Group Therapy
- Eddie Brock goes on a date with Mary Jane and tells her about his history with Peter. He's bitter and angry enough about it that she ends up leaving him and telling him that Peter's twice the man he is.
- When George Stacy and his police officers approach the big fight between Spider-Man and the villains, he tells them "Carter! DeWolff! With me!" Jean DeWolff was a police officer who often worked with Spider-Man in the comics before she died.
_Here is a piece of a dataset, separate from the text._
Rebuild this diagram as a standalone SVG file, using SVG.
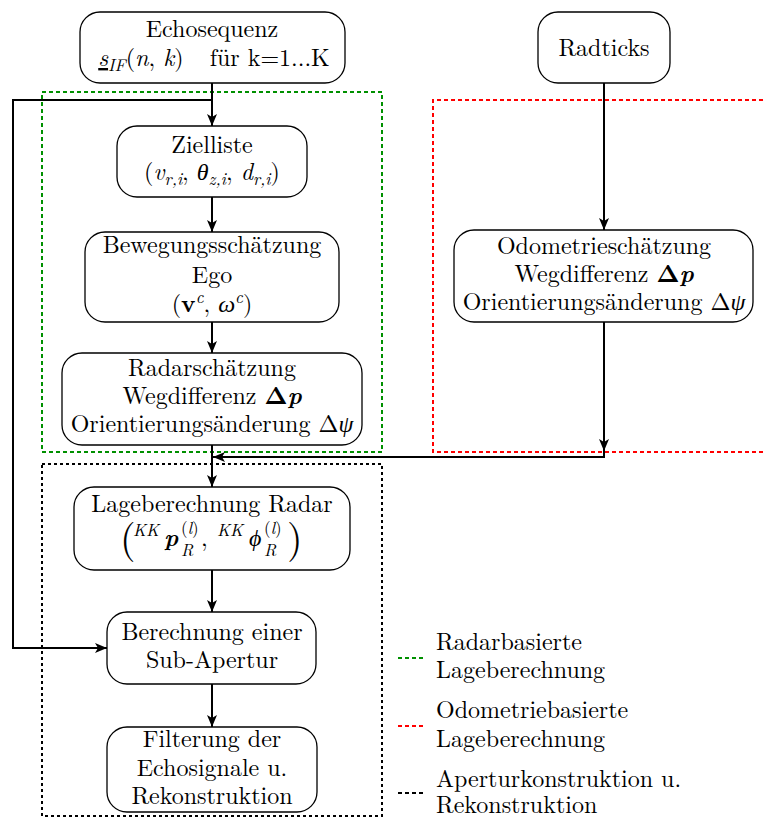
<svg xmlns="http://www.w3.org/2000/svg" width="763" height="819" viewBox="0 0 763 819">
<style>
.t{font-family:'Latin Modern Roman','Liberation Serif',serif;font-size:24px;fill:#000}
.s{font-size:17px}
.i{font-style:italic}
.b{font-weight:bold}
.box{fill:#fff;stroke:#000;stroke-width:1.3}
.c{fill:none;stroke:#000;stroke-width:2}
.g{fill:none;stroke:#009000;stroke-width:2;stroke-dasharray:4 3}
.r{fill:none;stroke:#ff0000;stroke-width:2;stroke-dasharray:4 3}
.k{fill:none;stroke:#000;stroke-width:2;stroke-dasharray:3 3}
.kl{fill:none;stroke:#000;stroke-width:2;stroke-dasharray:4 3}
.big{font-size:40px}
</style>
<defs>
<marker id="a" viewBox="0 0 12 10" refX="12" refY="5" markerWidth="12" markerHeight="10" markerUnits="userSpaceOnUse" orient="auto">
<path d="M0,0 L12,5 L0,10 L3,5 z" fill="#000"/>
</marker>
</defs>
<g id="regions">
<rect class="g" x="42" y="92" width="340" height="360"/>
<path class="r" d="M763,100 H433 V452 H763"/>
<rect class="k" x="42" y="464" width="340" height="352"/>
</g>
<g id="connectors">
<path class="c" d="M212,83 V126" marker-end="url(#a)"/>
<path class="c" d="M212,100 H13 V648 H107" marker-end="url(#a)"/>
<path class="c" d="M212,197 V232" marker-end="url(#a)"/>
<path class="c" d="M212,322 V353" marker-end="url(#a)"/>
<path class="c" d="M212,445 V487" marker-end="url(#a)"/>
<path class="c" d="M212,570 V612" marker-end="url(#a)"/>
<path class="c" d="M212,684 V727" marker-end="url(#a)"/>
<path class="c" d="M604,83 V230" marker-end="url(#a)"/>
<path class="c" d="M604,322 V451" marker-end="url(#a)"/>
<path class="c" d="M604,449 V457 H213" marker-end="url(#a)"/>
</g>
<g id="echosequenz">
<rect class="box" x="80" y="12" width="265" height="71" rx="20"/>
<text class="t" x="212" y="37" text-anchor="middle">Echosequenz</text>
<text class="t" x="214" y="66" text-anchor="middle"><tspan class="i" text-decoration="underline">s</tspan><tspan class="i s" dy="5">IF</tspan><tspan dy="-5">(</tspan><tspan class="i">n</tspan><tspan>, </tspan><tspan class="i">k</tspan><tspan>)</tspan><tspan dx="26">für k=1...K</tspan></text>
</g>
<g id="radticks">
<rect class="box" x="538" y="12" width="132" height="71" rx="20"/>
<text class="t" x="604" y="56" text-anchor="middle">Radticks</text>
</g>
<g id="zielliste">
<rect class="box" x="117" y="126" width="190" height="71" rx="20"/>
<text class="t" x="212" y="153" text-anchor="middle">Zielliste</text>
<text class="t" x="212" y="180" text-anchor="middle"><tspan>(</tspan><tspan class="i">v</tspan><tspan class="i s" dy="5">r,i</tspan><tspan dy="-5">, </tspan><tspan style="font-family:'Liberation Serif';font-style:italic;font-weight:normal">θ</tspan><tspan class="i s" dy="5">z,i</tspan><tspan dy="-5">, </tspan><tspan class="i">d</tspan><tspan class="i s" dy="5">r,i</tspan><tspan dy="-5">)</tspan></text>
</g>
<g id="bewegung">
<rect class="box" x="85" y="232" width="254" height="90" rx="20"/>
<text class="t" x="212" y="253" text-anchor="middle">Bewegungsschätzung</text>
<text class="t" x="212" y="283" text-anchor="middle">Ego</text>
<text class="t" x="212" y="312" text-anchor="middle"><tspan>(</tspan><tspan class="b">v</tspan><tspan class="i s" dy="-9">c</tspan><tspan dy="9">, </tspan><tspan style="font-family:'Liberation Serif';font-style:italic;font-weight:normal">ω</tspan><tspan class="i s" dy="-9">c</tspan><tspan dy="9">)</tspan></text>
</g>
<g id="radarschaetzung">
<rect class="box" x="62" y="353" width="300" height="92" rx="20"/>
<text class="t" x="212" y="376" text-anchor="middle">Radarschätzung</text>
<text class="t" x="212" y="404" text-anchor="middle">Wegdifferenz <tspan class="b">Δ</tspan><tspan class="b i">p</tspan></text>
<text class="t" x="212" y="432" text-anchor="middle">Orientierungsänderung Δ<tspan style="font-family:'Liberation Serif';font-style:italic;font-weight:normal">ψ</tspan></text>
</g>
<g id="odometrie">
<rect class="box" x="454" y="230" width="299" height="92" rx="20"/>
<text class="t" x="604" y="254" text-anchor="middle">Odometrieschätzung</text>
<text class="t" x="604" y="282" text-anchor="middle">Wegdifferenz <tspan class="b">Δ</tspan><tspan class="b i">p</tspan></text>
<text class="t" x="604" y="310" text-anchor="middle">Orientierungsänderung Δ<tspan style="font-family:'Liberation Serif';font-style:italic;font-weight:normal">ψ</tspan></text>
</g>
<g id="lageberechnung">
<rect class="box" x="74" y="487" width="276" height="83" rx="20"/>
<text class="t" x="212" y="512" text-anchor="middle">Lageberechnung Radar</text>
<text class="t big" x="120" y="552">(</text>
<text class="t s i" x="133" y="536">KK</text>
<text class="t b i" x="164" y="546">p</text>
<text class="t s" x="181" y="534">(<tspan class="i">l</tspan>)</text>
<text class="t s i" x="181" y="556">R</text>
<text class="t" x="201" y="546">,</text>
<text class="t s i" x="217" y="536">KK</text>
<text class="t" x="249" y="546" style="font-family:'Liberation Serif';font-style:italic;font-weight:normal">ϕ</text>
<text class="t s" x="264" y="534">(<tspan class="i">l</tspan>)</text>
<text class="t s i" x="264" y="556">R</text>
<text class="t big" x="287" y="552">)</text>
</g>
<g id="subapertur">
<rect class="box" x="107" y="612" width="209" height="72" rx="20"/>
<text class="t" x="212" y="640" text-anchor="middle">Berechnung einer</text>
<text class="t" x="212" y="668" text-anchor="middle">Sub-Apertur</text>
</g>
<g id="filterung">
<rect class="box" x="107" y="727" width="210" height="85" rx="20"/>
<text class="t" x="212" y="747" text-anchor="middle">Filterung der</text>
<text class="t" x="212" y="776" text-anchor="middle">Echosignale u.</text>
<text class="t" x="212" y="804" text-anchor="middle">Rekonstruktion</text>
</g>
<g id="legend">
<line class="g" x1="398" y1="658" x2="424" y2="658"/>
<line class="r" x1="398" y1="726" x2="424" y2="726"/>
<line class="kl" x1="398" y1="793" x2="424" y2="793"/>
<text class="t" x="436" y="650">Radarbasierte</text>
<text class="t" x="436" y="678">Lageberechnung</text>
<text class="t" x="436" y="718">Odometriebasierte</text>
<text class="t" x="436" y="747">Lageberechnung</text>
<text class="t" x="436" y="787">Aperturkonstruktion u.</text>
<text class="t" x="436" y="813">Rekonstruktion</text>
</g>
</svg>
Stan Carter was the villain who killed her, the Sin-Eater.
- Spider-Man getting exhausted from the symbiote using his body to fight crime while he slept was his primary reason in the comics for wanting to get rid of it, although Peter's thoughts also show him to be a bit moody and angry in this episode.
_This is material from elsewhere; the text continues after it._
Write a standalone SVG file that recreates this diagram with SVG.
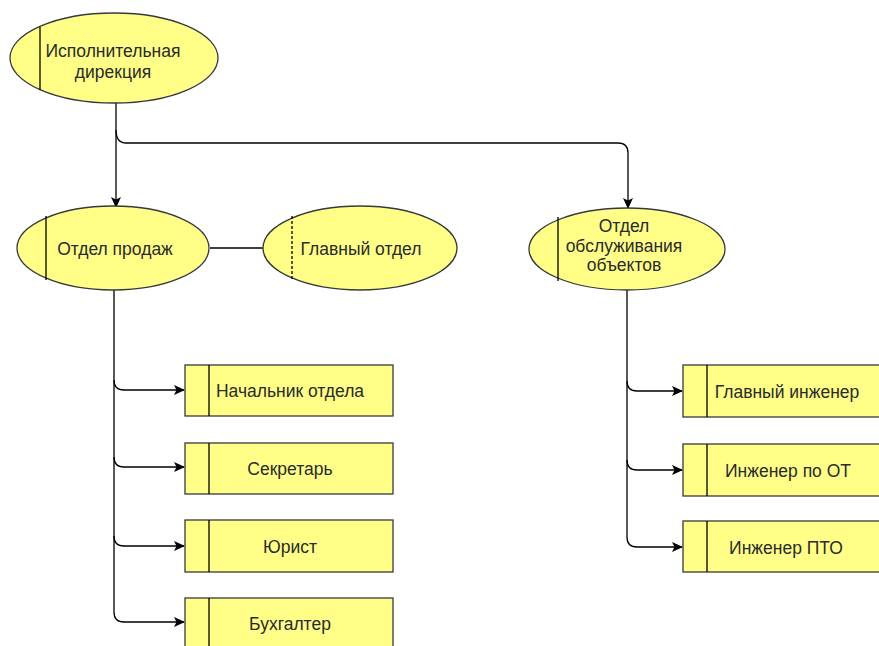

Review: There's a number of Spider-Man concepts and stories that are too good not to use, if possible, and this episode does a smart thing by combining two of them into one (namely, the Sinister Six and the black costume saga). Aside from helping to make the pacing of this season nice and snappy, it also gives a good justification as to how Spidey's able to defeat all six villains - because the suit enhances his abilities and is more pragmatic than him, duh! The fight itself - the big one, not the initial one - is very impressive too, with a lot of clever tricks used to take out the villains. Some of them feel a little convenient (one of Shocker's gauntlets can destabilise Sandman? Electro's electricity can travel through the ground and up Ock's tentacles? Sure, I guess) but overall it's very fluid and dynamic.
That being said, if I had to choose a weak point of the episode, it would probably be the fight, as contradictory as that sounds. Spider-Man not talking or being seen waking up makes it pretty obvious that something is up, even if you've never heard of the symbiote before, and for a body that the symbiote is supposedly controlling like a puppet, he moves very fluidly and naturally. It also feels like the episode is setting up that the villains' conflicting goals will lead to them turning on each other, or deciding not to bother with Spider-Man and go their own way, but, no, after the restaurant scene it never really comes up and Spider-Man just ends up bashing their skulls in.
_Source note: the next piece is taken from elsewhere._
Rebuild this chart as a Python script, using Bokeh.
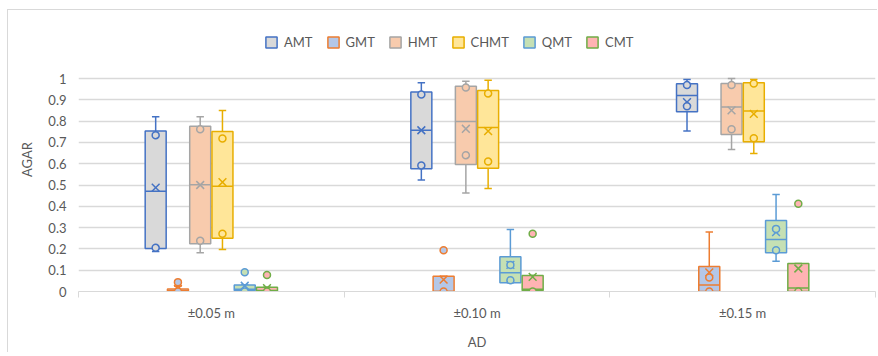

All of the above are, of course, minor complaints. Villain team-ups can often be fun, and this one is no exception - there's still room for the characters' personalities to shine, like Shocker being a bit more of a team player, or Ock all but saying that the others were just pawns that he was manipulating. The stuff with Aunt May having a heart attack is also excellent - I'm sure that some people would consider it contrived that Peter doesn't find out about it until the end of the episode, but I consider it to be an excellent use of dramatic irony. A great episode all around.